Task description
Exactly retype the lines from the top of the data through the line containing "(0,0) rectangle (1158,613);", leaving out every picture.

Recorded information
* Start *

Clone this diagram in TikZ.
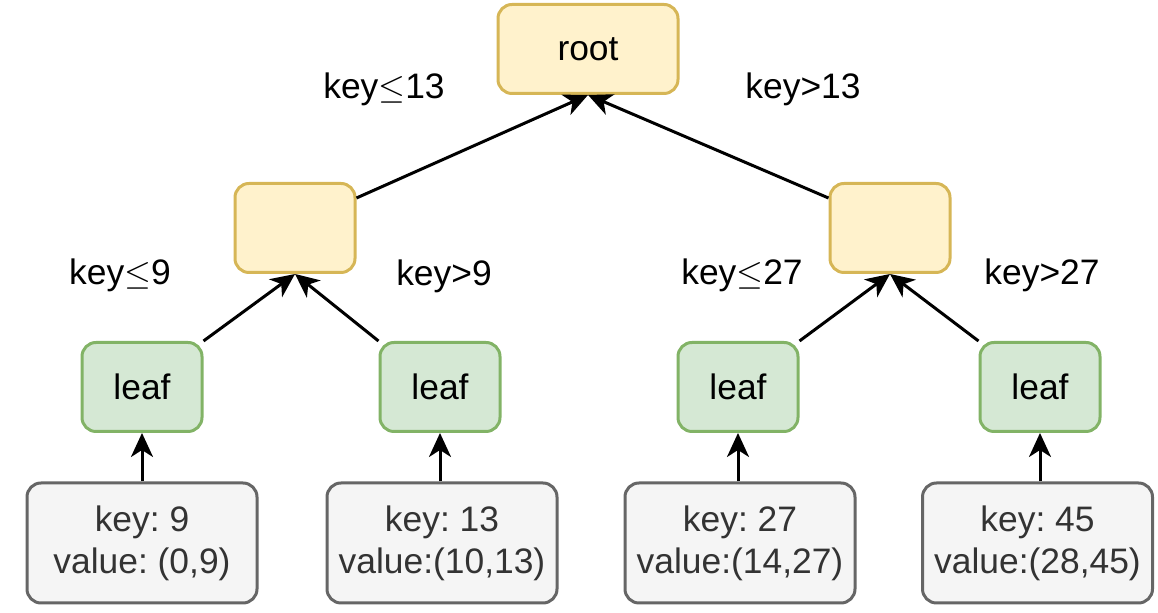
\documentclass[tikz,border=0pt]{standalone}
\usepackage{fontspec}
\setmainfont{Liberation Sans}
\usetikzlibrary{arrows.meta}
\definecolor{yfill}{HTML}{FFF2CC}
\definecolor{ydraw}{HTML}{D6B656}
\definecolor{gfill}{HTML}{D5E8D4}
\definecolor{gdraw}{HTML}{82B366}
\definecolor{sfill}{HTML}{F5F5F5}
\definecolor{sdraw}{HTML}{666666}
\definecolor{stext}{HTML}{333333}
\frenchspacing
\begin{document}
\begin{tikzpicture}[x=0.5pt,y=-0.5pt,
  box/.style={rounded corners=7pt, line width=1.5pt, inner sep=0pt, align=center,
    font=\fontsize{17.7}{21}\selectfont},
  ynode/.style={box, fill=yfill, draw=ydraw, minimum height=44.5pt},
  gnode/.style={box, fill=gfill, draw=gdraw, minimum width=60pt, minimum height=44.5pt},
  snode/.style={box, fill=sfill, draw=sdraw, text=stext, minimum width=115pt, minimum height=60pt},
  lbl/.style={font=\fontsize{17.7}{21}\selectfont, inner sep=0pt},
  arr/.style={-{Stealth[length=12pt,width=11pt,inset=3.5pt]}, line width=1.5pt}
]
\useasboundingbox (0,0) rectangle (1158,613);

\node[ynode, minimum width=90pt] (root) at (588,49) {root};
\node[ynode, minimum width=60pt] (midL) at (295,228) {};
\node[ynode, minimum width=60pt] (midR) at (890,228) {};

\node[gnode] (leafA) at (142,387) {leaf};
\node[gnode] (leafB) at (440,387) {leaf};
\node[gnode] (leafC) at (738,387) {leaf};
\node[gnode] (leafD) at (1040,387) {leaf};

\node[snode] (bA) at (142,543) {key: 9\\value: (0,9)};
\node[snode] (bB) at (442,543) {key: 13\\value:(10,13)};
\node[snode] (bC) at (740,543) {key: 27\\value:(14,27)};
\node[snode] (bD) at (1037.5,543) {key: 45\\value:(28,45)};

\node[lbl] (l13) at (384,89) {key$\leq$13};
\node[lbl] (g13) at (803,89) {key>13};
\node[lbl] (l9) at (120,275) {key$\leq$9};
\node[lbl] (g9) at (444,276) {key>9};
\node[lbl] (l27) at (742,275) {key$\leq$27};
\node[lbl] (g27) at (1042,275) {key>27};

\draw[arr] ([yshift=-8pt]midL.north east) -- (root.south);
\draw[arr] ([yshift=-8pt]midR.north west) -- (root.south);
\draw[arr] (leafA.north east) -- (midL.south);
\draw[arr] (leafB.north west) -- (midL.south);
\draw[arr] (leafC.north east) -- (midR.south);
\draw[arr] (leafD.north west) -- (midR.south);
\draw[arr] (leafA |- bA.north) -- (leafA.south);
\draw[arr] (leafB |- bB.north) -- (leafB.south);
\draw[arr] (leafC |- bC.north) -- (leafC.south);
\draw[arr] (leafD |- bD.north) -- (leafD.south);
\end{tikzpicture}
\end{document}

* End *

In response
Clone this diagram in TikZ.
\documentclass[tikz,border=0pt]{standalone}
\usepackage{fontspec}
\setmainfont{Liberation Sans}
\usetikzlibrary{arrows.meta}
\definecolor{yfill}{HTML}{FFF2CC}
\definecolor{ydraw}{HTML}{D6B656}
\definecolor{gfill}{HTML}{D5E8D4}
\definecolor{gdraw}{HTML}{82B366}
\definecolor{sfill}{HTML}{F5F5F5}
\definecolor{sdraw}{HTML}{666666}
\definecolor{stext}{HTML}{333333}
\frenchspacing
\begin{document}
\begin{tikzpicture}[x=0.5pt,y=-0.5pt,
  box/.style={rounded corners=7pt, line width=1.5pt, inner sep=0pt, align=center,
    font=\fontsize{17.7}{21}\selectfont},
  ynode/.style={box, fill=yfill, draw=ydraw, minimum height=44.5pt},
  gnode/.style={box, fill=gfill, draw=gdraw, minimum width=60pt, minimum height=44.5pt},
  snode/.style={box, fill=sfill, draw=sdraw, text=stext, minimum width=115pt, minimum height=60pt},
  lbl/.style={font=\fontsize{17.7}{21}\selectfont, inner sep=0pt},
  arr/.style={-{Stealth[length=12pt,width=11pt,inset=3.5pt]}, line width=1.5pt}
]
\useasboundingbox (0,0) rectangle (1158,613);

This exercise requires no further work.